* Available records *
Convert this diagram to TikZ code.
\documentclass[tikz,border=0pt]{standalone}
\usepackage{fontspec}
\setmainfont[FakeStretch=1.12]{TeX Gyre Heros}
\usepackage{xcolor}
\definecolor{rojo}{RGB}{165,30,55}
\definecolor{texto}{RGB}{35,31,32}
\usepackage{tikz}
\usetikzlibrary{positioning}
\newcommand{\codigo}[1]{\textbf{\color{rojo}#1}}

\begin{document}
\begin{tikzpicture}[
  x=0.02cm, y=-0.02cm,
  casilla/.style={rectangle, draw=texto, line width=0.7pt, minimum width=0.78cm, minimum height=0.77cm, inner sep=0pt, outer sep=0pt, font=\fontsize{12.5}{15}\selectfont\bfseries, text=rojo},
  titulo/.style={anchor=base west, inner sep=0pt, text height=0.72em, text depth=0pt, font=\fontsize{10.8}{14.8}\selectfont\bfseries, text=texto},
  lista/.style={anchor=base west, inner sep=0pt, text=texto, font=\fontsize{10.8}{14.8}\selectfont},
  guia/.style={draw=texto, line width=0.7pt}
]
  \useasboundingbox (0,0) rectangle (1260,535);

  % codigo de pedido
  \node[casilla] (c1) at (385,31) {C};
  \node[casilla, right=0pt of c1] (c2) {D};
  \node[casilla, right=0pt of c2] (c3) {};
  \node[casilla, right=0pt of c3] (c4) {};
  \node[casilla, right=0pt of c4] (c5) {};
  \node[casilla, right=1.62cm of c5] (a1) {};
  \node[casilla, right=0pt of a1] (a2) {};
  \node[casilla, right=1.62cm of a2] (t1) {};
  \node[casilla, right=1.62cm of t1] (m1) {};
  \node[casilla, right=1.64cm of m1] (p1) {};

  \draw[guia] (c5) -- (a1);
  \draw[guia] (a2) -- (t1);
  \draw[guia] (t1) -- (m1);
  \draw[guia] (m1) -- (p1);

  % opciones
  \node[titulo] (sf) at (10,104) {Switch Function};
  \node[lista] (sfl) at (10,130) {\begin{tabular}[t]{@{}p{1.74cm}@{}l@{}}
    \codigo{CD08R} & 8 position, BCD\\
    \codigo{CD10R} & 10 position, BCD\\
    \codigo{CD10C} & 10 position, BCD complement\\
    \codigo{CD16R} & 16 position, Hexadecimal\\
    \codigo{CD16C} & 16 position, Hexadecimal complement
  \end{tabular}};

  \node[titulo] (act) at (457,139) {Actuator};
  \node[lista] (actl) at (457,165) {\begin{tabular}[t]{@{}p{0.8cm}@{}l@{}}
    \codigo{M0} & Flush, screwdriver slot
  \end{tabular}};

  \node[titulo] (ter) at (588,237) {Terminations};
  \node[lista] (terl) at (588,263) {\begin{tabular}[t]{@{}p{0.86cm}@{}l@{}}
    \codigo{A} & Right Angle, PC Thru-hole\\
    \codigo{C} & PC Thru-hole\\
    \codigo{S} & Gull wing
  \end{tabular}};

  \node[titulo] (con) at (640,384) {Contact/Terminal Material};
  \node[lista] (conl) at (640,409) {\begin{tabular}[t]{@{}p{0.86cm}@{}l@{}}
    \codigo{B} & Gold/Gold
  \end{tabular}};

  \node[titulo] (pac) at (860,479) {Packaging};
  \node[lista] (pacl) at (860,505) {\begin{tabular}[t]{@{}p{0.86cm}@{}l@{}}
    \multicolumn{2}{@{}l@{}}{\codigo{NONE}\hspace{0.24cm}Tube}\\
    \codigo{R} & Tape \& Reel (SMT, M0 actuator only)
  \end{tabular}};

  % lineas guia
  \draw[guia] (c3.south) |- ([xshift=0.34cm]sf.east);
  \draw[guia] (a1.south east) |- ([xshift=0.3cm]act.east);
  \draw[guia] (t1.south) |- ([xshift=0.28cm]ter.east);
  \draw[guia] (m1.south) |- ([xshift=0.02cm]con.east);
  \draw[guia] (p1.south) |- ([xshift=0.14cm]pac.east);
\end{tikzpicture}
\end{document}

--

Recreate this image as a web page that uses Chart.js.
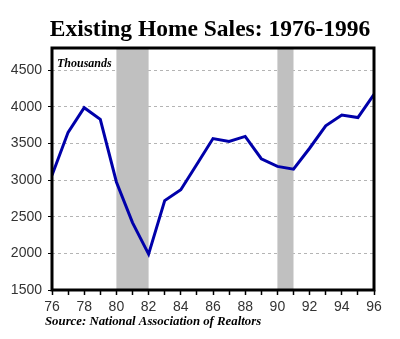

* What needs to be done *
Which lines hold the word "this"? Return all of them from the records above.

* Reply *
Convert this diagram to TikZ code.
Recreate this image as a web page that uses Chart.js.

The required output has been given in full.